▶ **PROVIDED MATERIAL**
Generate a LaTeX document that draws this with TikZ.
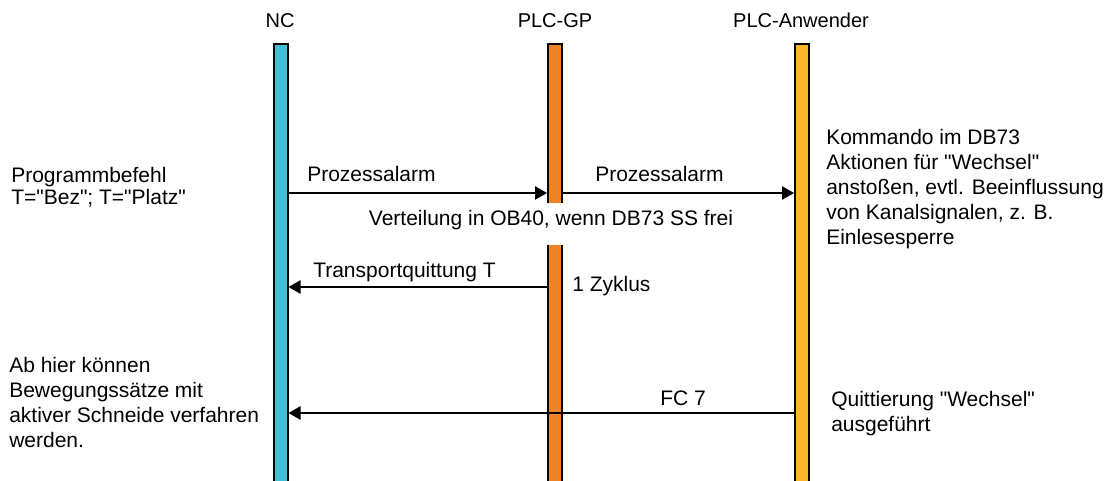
\documentclass[tikz,border=0pt]{standalone}
\usepackage{fontspec}
\setmainfont{Liberation Sans}[Ligatures=TeXOff]
\usetikzlibrary{arrows.meta}
\definecolor{nccol}{RGB}{69,191,214}
\definecolor{gpcol}{RGB}{240,131,38}
\definecolor{usrcol}{RGB}{251,182,43}
\begin{document}
\begin{tikzpicture}[x=0.75pt,y=-0.75pt,
  lifeline/.style={draw=black, line width=1.5pt, minimum width=10.5pt,
    minimum height=345pt, inner sep=0pt, anchor=north},
  head/.style={inner sep=0pt, anchor=base, font=\fontsize{15pt}{17pt}\selectfont},
  lbl/.style={inner sep=0pt, anchor=base west, font=\fontsize{15.75pt}{18.75pt}\selectfont},
  block/.style={lbl, align=left},
  msg/.style={line width=1pt, -{Triangle[length=9pt,width=10pt]}}
]
\useasboundingbox (0,0) rectangle (1109,480);
\clip (0,0) rectangle (1109,480);

% lifelines
\node[lifeline, fill=nccol]  (nc)  at (280.5,43) {};
\node[lifeline, fill=gpcol]  (gp)  at (555,43) {};
\node[lifeline, fill=usrcol] (usr) at (802,43) {};

% headings
\node[head] (hnc)  at (280,27) {NC};
\node[head] (hgp)  at (555,27) {PLC-GP};
\node[head] (husr) at (801,27) {PLC-Anwender};

% side notes (anchored at the baseline of their last line)
\node[block, font=\fontsize{15.75pt}{16.5pt}\selectfont] (prog) at (11,204)
  {Programmbefehl\\T="Bez"; T="Platz"};
\node[block] (ab) at (9,447)
  {Ab hier können\\Bewegungssätze mit\\aktiver Schneide verfahren\\werden.};
\node[block] (kdo) at (826,244)
  {Kommando im DB73\\Aktionen für "Wechsel"\\anstoßen, evtl. Beeinflussung\\von Kanalsignalen, z. B.\\Einlesesperre};
\node[block] (quit) at (831,431)
  {Quittierung "Wechsel"\\ausgeführt};

% distribution note, masking the PLC-GP lifeline
\node[lbl, anchor=base, fill=white, text height=16.5pt, text depth=15pt,
  inner xsep=3pt] (vert) at (551,225) {Verteilung in OB40, wenn DB73 SS frei};

% messages
\draw[msg] (nc.east |- 0,193) -- (gp.west |- 0,193);
\draw[msg] (gp.east |- 0,193) -- (usr.west |- 0,193);
\draw[msg] (gp.west |- 0,287) -- (nc.east |- 0,287);
\draw[msg] (usr.west |- 0,413) -- (nc.east |- 0,413);

% message labels
\node[lbl] (m1) at (307,181) {Prozessalarm};
\node[lbl] (m2) at (595,181) {Prozessalarm};
\node[lbl] (m3) at (313,277) {Transportquittung T};
\node[lbl] (cyc) at (572,291) {1 Zyklus};
\node[lbl, anchor=base] (m4) at (683,405) {FC 7};
\end{tikzpicture}
\end{document}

▶ **SHORT EXERCISE**
The data above needs to be retyped exactly, with the images left out.

▶ **SOLVED PROBLEM**
Generate a LaTeX document that draws this with TikZ.
\documentclass[tikz,border=0pt]{standalone}
\usepackage{fontspec}
\setmainfont{Liberation Sans}[Ligatures=TeXOff]
\usetikzlibrary{arrows.meta}
\definecolor{nccol}{RGB}{69,191,214}
\definecolor{gpcol}{RGB}{240,131,38}
\definecolor{usrcol}{RGB}{251,182,43}
\begin{document}
\begin{tikzpicture}[x=0.75pt,y=-0.75pt,
  lifeline/.style={draw=black, line width=1.5pt, minimum width=10.5pt,
    minimum height=345pt, inner sep=0pt, anchor=north},
  head/.style={inner sep=0pt, anchor=base, font=\fontsize{15pt}{17pt}\selectfont},
  lbl/.style={inner sep=0pt, anchor=base west, font=\fontsize{15.75pt}{18.75pt}\selectfont},
  block/.style={lbl, align=left},
  msg/.style={line width=1pt, -{Triangle[length=9pt,width=10pt]}}
]
\useasboundingbox (0,0) rectangle (1109,480);
\clip (0,0) rectangle (1109,480);

% lifelines
\node[lifeline, fill=nccol]  (nc)  at (280.5,43) {};
\node[lifeline, fill=gpcol]  (gp)  at (555,43) {};
\node[lifeline, fill=usrcol] (usr) at (802,43) {};

% headings
\node[head] (hnc)  at (280,27) {NC};
\node[head] (hgp)  at (555,27) {PLC-GP};
\node[head] (husr) at (801,27) {PLC-Anwender};

% side notes (anchored at the baseline of their last line)
\node[block, font=\fontsize{15.75pt}{16.5pt}\selectfont] (prog) at (11,204)
  {Programmbefehl\\T="Bez"; T="Platz"};
\node[block] (ab) at (9,447)
  {Ab hier können\\Bewegungssätze mit\\aktiver Schneide verfahren\\werden.};
\node[block] (kdo) at (826,244)
  {Kommando im DB73\\Aktionen für "Wechsel"\\anstoßen, evtl. Beeinflussung\\von Kanalsignalen, z. B.\\Einlesesperre};
\node[block] (quit) at (831,431)
  {Quittierung "Wechsel"\\ausgeführt};

% distribution note, masking the PLC-GP lifeline
\node[lbl, anchor=base, fill=white, text height=16.5pt, text depth=15pt,
  inner xsep=3pt] (vert) at (551,225) {Verteilung in OB40, wenn DB73 SS frei};

% messages
\draw[msg] (nc.east |- 0,193) -- (gp.west |- 0,193);
\draw[msg] (gp.east |- 0,193) -- (usr.west |- 0,193);
\draw[msg] (gp.west |- 0,287) -- (nc.east |- 0,287);
\draw[msg] (usr.west |- 0,413) -- (nc.east |- 0,413);

% message labels
\node[lbl] (m1) at (307,181) {Prozessalarm};
\node[lbl] (m2) at (595,181) {Prozessalarm};
\node[lbl] (m3) at (313,277) {Transportquittung T};
\node[lbl] (cyc) at (572,291) {1 Zyklus};
\node[lbl, anchor=base] (m4) at (683,405) {FC 7};
\end{tikzpicture}
\end{document}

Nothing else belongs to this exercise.